The role of civil society in galvanising democracy and good governance should never be underestimated. Civil society played a pivotal role in the 1980s and 1990s in Kenya’s quest for democracy and multiparty governance. However, today those voices seem to be lowering as Kenya’s civil society increasingly comes under threat.
The Kenyan government is in the process of amending the Public Benefits Organisations (PBO) Act, which was enacted in 2013 following extensive consultation between government and civil society to introduce restrictive clauses. Yet the original act has not yet been implemented. In this regard, the Kenyan government should immediately embark on implementing the current PBO Act as is, and seek consensus with key stakeholders before making amendments to it. At the same time, the government should end official and non-official threats, harassment and intimidation aimed at silencing civil society.
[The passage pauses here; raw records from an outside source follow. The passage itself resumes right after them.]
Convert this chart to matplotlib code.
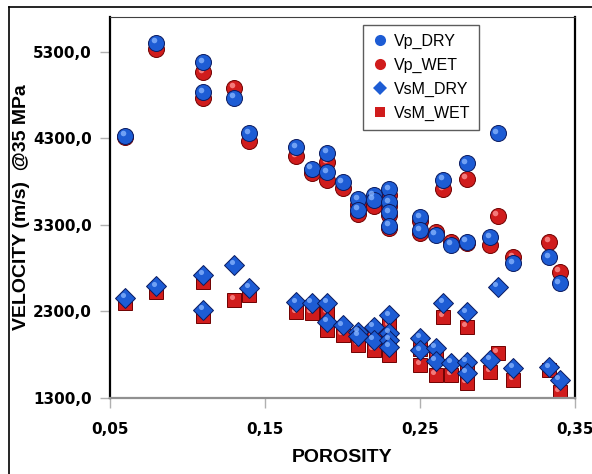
import matplotlib
matplotlib.use("Agg")
import matplotlib.pyplot as plt
import matplotlib.transforms as mtransforms
from matplotlib.lines import Line2D
import numpy as np

plt.rcParams['font.family'] = ['Liberation Sans', 'DejaVu Sans']

# P-wave velocity (m/s) @35 MPa
vp_por = [0.06, 0.08, 0.11, 0.11, 0.13, 0.14, 0.17, 0.18, 0.19, 0.19, 0.20, 0.21, 0.21,
          0.22, 0.22, 0.23, 0.23, 0.23, 0.23, 0.25, 0.25, 0.26, 0.27, 0.28, 0.265, 0.28,
          0.30, 0.295, 0.31, 0.333, 0.34]
vp_dry = [4330, 5400, 5175, 4830, 4770, 4355, 4195, 3950, 4135, 3905, 3790, 3595, 3470,
          3640, 3585, 3710, 3560, 3445, 3285, 3385, 3235, 3180, 3065, 3100, 3815, 4010,
          4355, 3155, 2855, 2925, 2625]
vp_wet = [4310, 5325, 5060, 4760, 4885, 4265, 4090, 3895, 4020, 3815, 3720, 3525, 3420,
          3585, 3515, 3640, 3515, 3410, 3260, 3350, 3200, 3215, 3100, 3085, 3710, 3835,
          3400, 3065, 2925, 3100, 2755]

# S-wave velocity (m/s) @35 MPa
vs_por = [0.06, 0.08, 0.11, 0.11, 0.13, 0.14, 0.17, 0.18, 0.19, 0.19, 0.20, 0.21, 0.21,
          0.22, 0.22, 0.23, 0.23, 0.23, 0.23, 0.25, 0.25, 0.26, 0.26, 0.27, 0.28, 0.28,
          0.265, 0.28, 0.295, 0.30, 0.31, 0.333, 0.34]
vs_dry = [2455, 2590, 2720, 2315, 2835, 2570, 2405, 2395, 2395, 2175, 2140, 2060, 2015,
          2120, 1970, 2255, 2050, 1970, 1890, 1990, 1850, 1875, 1725, 1705, 1715, 1590,
          2395, 2290, 1740, 2580, 1645, 1655, 1510]
vs_wet = [2395, 2520, 2635, 2245, 2430, 2490, 2290, 2280, 2290, 2085, 2025, 1945, 1910,
          2005, 1855, 2140, 1970, 1880, 1795, 1865, 1680, 1790, 1565, 1565, 1625, 1475,
          2235, 2120, 1600, 1820, 1510, 1625, 1370]

xticks = [0.05, 0.15, 0.25, 0.35]
yticks = [1300, 2300, 3300, 4300, 5300]

blue = '#1d5cd4'
blue_hi = '#8cb8ff'
red = '#d01c1c'
red_hi = '#ff9a9a'

fig = plt.figure(figsize=(5.92, 4.74), dpi=100)
ax = fig.add_axes([0.1858, 0.1603, 0.7855, 0.8038])

# small shift up-left for the glossy highlight
hi_trans = mtransforms.offset_copy(ax.transData, fig=fig, x=-1.5, y=2.0, units='points')

def glossy(x, y, marker, size, col, hi, edge, label):
    ax.plot(x, y, linestyle='none', marker=marker, markersize=size, color=col,
            markeredgecolor=edge, markeredgewidth=0.7, label=label)
    ax.plot(x, y, linestyle='none', marker='o', markersize=size * 0.35,
            color=hi, markeredgewidth=0, alpha=0.75, transform=hi_trans)

# draw order: wet behind dry
glossy(vs_por, vs_wet, 's', 10.5, red, red_hi, '#700000', 'VsM_WET')
glossy(vs_por, vs_dry, 'D', 10.5, blue, blue_hi, '#0a1a60', 'VsM_DRY')
glossy(vp_por, vp_wet, 'o', 11.5, red, red_hi, '#700000', 'Vp_WET')
glossy(vp_por, vp_dry, 'o', 11.5, blue, blue_hi, '#0a1a60', 'Vp_DRY')

ax.set_xlim(0.05, 0.35)
ax.set_ylim(1300, 5700)
ax.set_xticks(xticks)
ax.set_yticks(yticks)
ax.set_xticklabels([f"{t:.2f}".replace('.', ',') for t in xticks],
                   fontsize=11, fontweight='bold', family='DejaVu Sans')
ax.set_yticklabels([f"{t:.1f}".replace('.', ',') for t in yticks],
                   fontsize=11, fontweight='bold', family='DejaVu Sans')
ax.tick_params(axis='both', direction='out', length=7, width=1, color='#b0b0b0')
ax.tick_params(axis='x', pad=10)
ax.tick_params(axis='y', pad=6)

ax.spines['left'].set_color('black')
ax.spines['left'].set_linewidth(1.6)
ax.spines['right'].set_color('black')
ax.spines['right'].set_linewidth(1.6)
ax.spines['top'].set_color('#404040')
ax.spines['top'].set_linewidth(0.8)
ax.spines['bottom'].set_color('#909090')
ax.spines['bottom'].set_linewidth(1.6)

ax.set_xlabel('POROSITY', fontsize=14, fontweight='bold', labelpad=9)
ax.set_ylabel('VELOCITY (m/s)  @35 MPa', fontsize=14, fontweight='bold')
ax.yaxis.set_label_coords(-0.172, 0.5)

handles = [
    Line2D([], [], linestyle='none', marker='o', markersize=8, color=blue, markeredgewidth=0),
    Line2D([], [], linestyle='none', marker='o', markersize=8, color=red, markeredgewidth=0),
    Line2D([], [], linestyle='none', marker='D', markersize=7, color=blue, markeredgewidth=0),
    Line2D([], [], linestyle='none', marker='s', markersize=7, color=red, markeredgewidth=0),
]
leg = ax.legend(handles, ['Vp_DRY', 'Vp_WET', 'VsM_DRY', 'VsM_WET'],
                loc='upper left', bbox_to_anchor=(0.544, 0.979), borderaxespad=0,
                fontsize=11.5, frameon=True, fancybox=False, handlelength=1.0,
                handletextpad=0.4, labelspacing=0.55, borderpad=0.55)
leg.get_frame().set_edgecolor('#333333')
leg.get_frame().set_linewidth(1.0)

# outer frame lines of the original graphic
fig.add_artist(Line2D([9 / 592, 9 / 592], [0, 1 - 7 / 474], color='black', lw=1.2))
fig.add_artist(Line2D([9 / 592, 1], [1 - 7 / 474, 1 - 7 / 474], color='black', lw=1.2))

fig.savefig('out.png', dpi=100)
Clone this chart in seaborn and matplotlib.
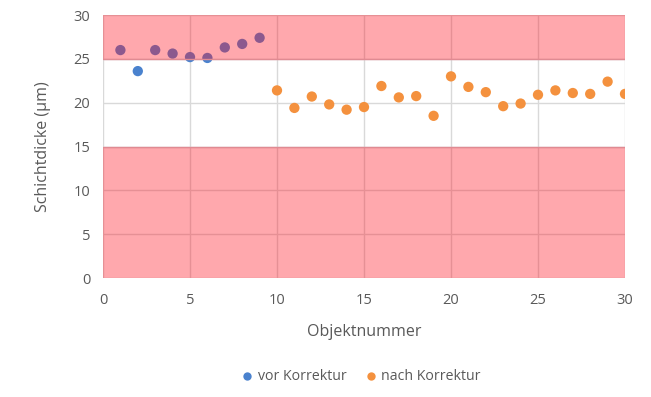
import numpy as np
import pandas as pd
import matplotlib
matplotlib.use("Agg")
import matplotlib.pyplot as plt
import seaborn as sns

sns.set_theme(style="white")
plt.rcParams['font.family'] = ['Open Sans', 'DejaVu Sans']

# data
obj_vor = [1, 2, 3, 4, 5, 6, 7, 8, 9]
dicke_vor = [26.0, 23.6, 26.0, 25.6, 25.2, 25.1, 26.3, 26.7, 27.4]
obj_nach = list(range(10, 31))
dicke_nach = [21.4, 19.4, 20.7, 19.8, 19.2, 19.5, 21.9, 20.6, 20.75, 18.5, 23.0,
              21.8, 21.2, 19.6, 19.9, 20.9, 21.4, 21.1, 21.0, 22.4, 21.0]
series_names = ["vor Korrektur", "nach Korrektur"]
# tolerance bands (out of spec)
band_upper = (25, 30)
band_lower = (0, 15)

df = pd.DataFrame({
    'Objektnummer': obj_vor + obj_nach,
    'Schichtdicke': dicke_vor + dicke_nach,
    'Serie': [series_names[0]] * len(obj_vor) + [series_names[1]] * len(obj_nach),
})

palette = {series_names[0]: '#4A82CE', series_names[1]: '#F4913E'}
grey = '#595959'

fig = plt.figure(figsize=(6.51, 3.97), dpi=100)
ax = fig.add_axes([103 / 651, 1 - 278 / 397, (625 - 103) / 651, (278 - 15) / 397])

sns.scatterplot(data=df, x='Objektnummer', y='Schichtdicke', hue='Serie',
                palette=palette, s=55, edgecolor='none', ax=ax, zorder=3, legend=False)

# pink out-of-tolerance zones drawn above the points
for lo, hi in (band_upper, band_lower):
    ax.axhspan(lo, hi, facecolor='#FF1422', alpha=0.37, edgecolor='none', zorder=4)
    ax.axhline(hi if hi < 30 else lo, color='#E08A92', linewidth=1.0, zorder=4)

ax.set_xlim(0, 30)
ax.set_ylim(0, 30)
ax.set_xticks(np.arange(0, 31, 5))
ax.set_yticks(np.arange(0, 31, 5))
ax.grid(True, color='#D9D9D9', linewidth=1.0, zorder=0)
ax.set_axisbelow(True)
for sp in ax.spines.values():
    sp.set_visible(False)
ax.tick_params(axis='both', length=0, labelsize=10.5, colors=grey)
ax.tick_params(axis='x', pad=11)
ax.tick_params(axis='y', pad=9)

ax.set_xlabel("Objektnummer", fontsize=11.5, color=grey, labelpad=11)
ax.set_ylabel("Schichtdicke (µm)", fontsize=11.5, color=grey, labelpad=16)

handles = [plt.Line2D([], [], marker='o', linestyle='none', markersize=6,
                      markerfacecolor=palette[n], markeredgecolor='none', label=n)
           for n in series_names]
fig.legend(handles=handles, loc='center', bbox_to_anchor=(361 / 651, 1 - 377 / 397),
           ncol=2, frameon=False, fontsize=10.2, labelcolor=grey,
           handlelength=0.8, handletextpad=0.35, columnspacing=1.3)

fig.savefig("out.png", dpi=100)
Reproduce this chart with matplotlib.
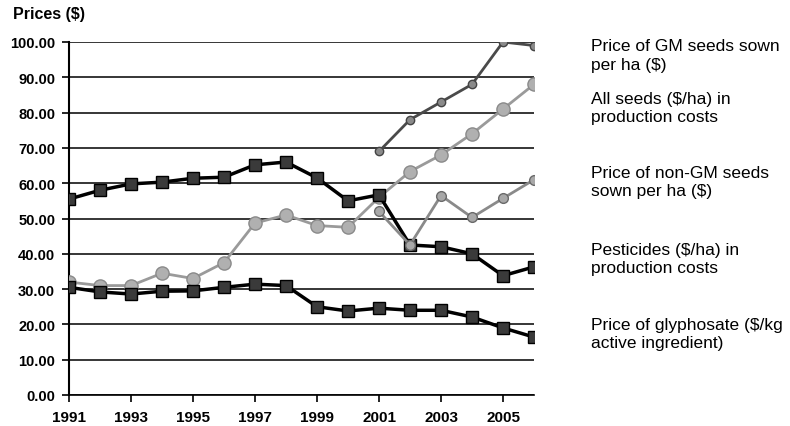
import numpy as np
import matplotlib
matplotlib.use('Agg')
import matplotlib.pyplot as plt

years = list(range(1991, 2007))
years_gm = list(range(2001, 2007))

gm_seeds = [69.0, 78.0, 83.0, 88.0, 100.0, 99.0]
all_seeds = [32.0, 31.0, 31.0, 34.5, 33.0, 37.5, 48.7, 51.0, 48.0, 47.5,
             56.0, 63.3, 68.0, 74.0, 81.0, 88.0]
nongm_seeds = [52.0, 42.5, 56.5, 50.3, 55.7, 61.0]
pesticides = [55.5, 58.0, 59.8, 60.3, 61.4, 61.7, 65.2, 66.0, 61.5, 55.0,
              56.7, 42.5, 42.0, 40.0, 33.8, 36.3]
glyphosate = [30.5, 29.2, 28.6, 29.4, 29.5, 30.5, 31.4, 31.0, 25.0, 23.8,
              24.6, 24.0, 24.0, 22.1, 19.0, 16.4]

labels = ['Price of GM seeds sown\nper ha ($)',
          'All seeds ($/ha) in\nproduction costs',
          'Price of non-GM seeds\nsown per ha ($)',
          'Pesticides ($/ha) in\nproduction costs',
          'Price of glyphosate ($/kg\nactive ingredient)']
label_y = [56, 108.5, 182.5, 259.5, 334.5]

fig = plt.figure(figsize=(7.9, 4.27), dpi=100)
ax = fig.add_axes([69/790, 1-396/427, 465/790, 353/427])

tickfont = dict(family='Liberation Sans', weight='bold', size=10.5)

ax.plot(years, glyphosate, color='black', lw=2.5, marker='s', ms=9,
        mfc='#3a3a3a', mec='black', mew=1, zorder=5)
ax.plot(years, pesticides, color='black', lw=2.5, marker='s', ms=9,
        mfc='#3a3a3a', mec='black', mew=1, zorder=5)
ax.plot(years, all_seeds, color='#9a9a9a', lw=2, marker='o', ms=9.5,
        mfc='#b0b0b0', mec='#8a8a8a', mew=1, zorder=4)
ax.plot(years_gm, nongm_seeds, color='#8a8a8a', lw=2, marker='o', ms=7,
        mfc='#a8a8a8', mec='#6a6a6a', mew=1, zorder=6)
ax.plot(years_gm, gm_seeds, color='#4a4a4a', lw=2, marker='o', ms=6,
        mfc='#8a8a8a', mec='#444444', mew=1, zorder=6)

ax.set_xlim(1991, 2006)
ax.set_ylim(0, 100)
ax.set_yticks(np.arange(0, 101, 10))
ax.set_yticklabels([f'{v:.2f}' for v in np.arange(0, 101, 10)], fontdict=tickfont)
ax.set_xticks(range(1991, 2006, 2))
ax.set_xticklabels([str(y) for y in range(1991, 2006, 2)],
                   fontdict=dict(tickfont, size=11))
ax.yaxis.grid(True, color='black', lw=1.1)
ax.set_axisbelow(True)
for s in ['top', 'right']:
    ax.spines[s].set_visible(False)
ax.spines['left'].set_linewidth(1.5)
ax.spines['bottom'].set_linewidth(1.2)
ax.tick_params(axis='y', length=5, width=1.2, pad=5)
ax.tick_params(axis='x', length=5, width=1.2, pad=6)

fig.text(13/790, 1-15/427, 'Prices ($)', fontdict=dict(tickfont, size=11.5), va='center')

for lab, yy in zip(labels, label_y):
    fig.text(591/790, 1-yy/427, lab, family='Liberation Sans', size=12.5,
             va='center', linespacing=1.27)

plt.savefig('out.png', dpi=100, facecolor='w')
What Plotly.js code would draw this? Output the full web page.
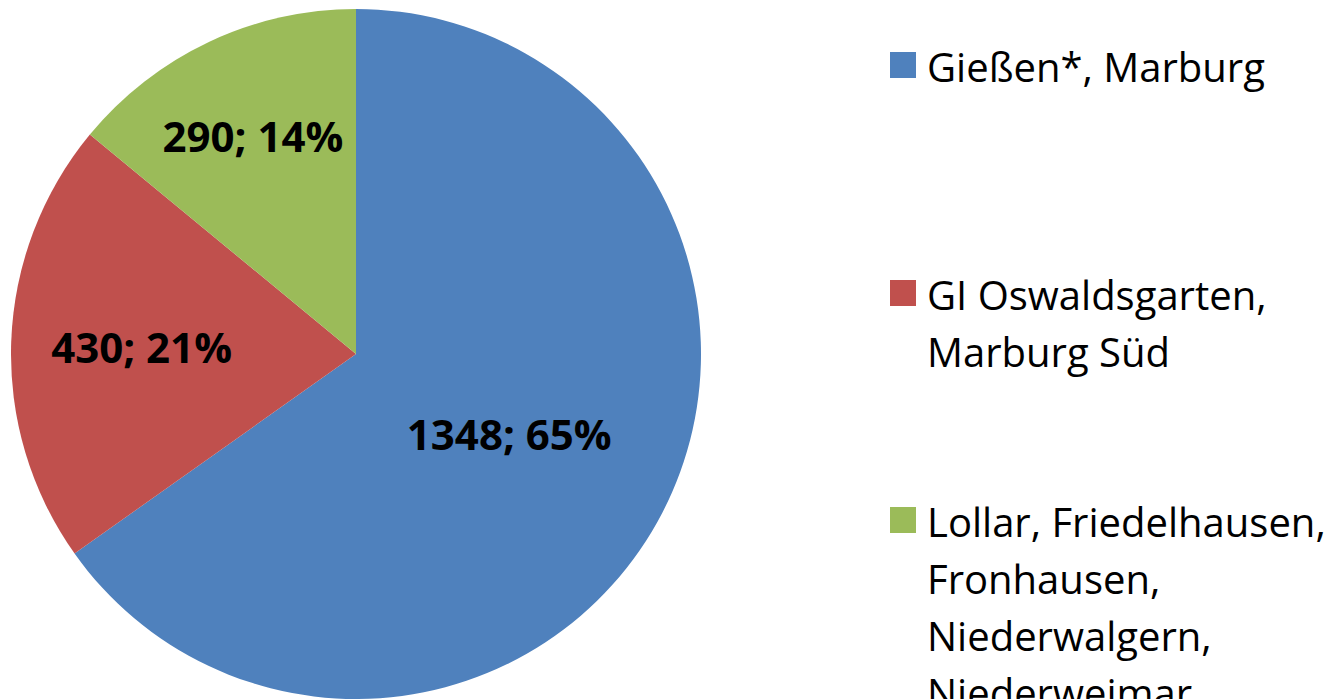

Being proactive, within the rule-of-law, will go a long way in curbing current security threats
Terrorism and insecurity have also undermined development in Kenya and on the continent. This has resulted in mostly hard-line responses by government security agencies, which do little to improve sustainable security and in many cases trigger further insecurity. Being proactive, within the rule-of-law framework, will go a long way in curbing current security threats. US government support and partnership in this regard is now more critical than ever before.
Organised crime is also on the rise, and efforts to provide safe and secure environments for citizens have been jeopardised by corruption and serious human rights’ abuses. Despite increased budgets and legislation in the sector, Kenyans are yet to see real improvement in the security system – from the recruitment of officers, to management, promotion and service delivery. There is need for a more democratic public security system in which multiple and disparate actors contribute directly to inclusive security for development.
To achieve Kenya’s vision 2030 and the vision of the AU of ‘an integrated, prosperous and peaceful Africa, driven by its own citizens and representing a dynamic force in the global arena,’ the time is ripe for Obama to start inspiring the country and the continent’s political leadership. ‘Because of Kenya’s progress, because of your potential, you can build your future right here, right now,’ Obama said to applause from a huge audience in Nairobi this weekend.
To realise Africa’s full potential, guided by the spirit of Africans providing solutions to Africa problems, Obama should also intervene in ensuring that civil society’s space is protected; corruption is curbed; fair trade and technology transfers for development are promoted and the looting of Africa natural resources is brought to an end. Together with leaders, a global strategy must be designed to optimise the use of African resources to benefit all Africans. Finally, Obama should initiate a global movement that calls for unity in developing the continent to achieve its development Agenda 2063.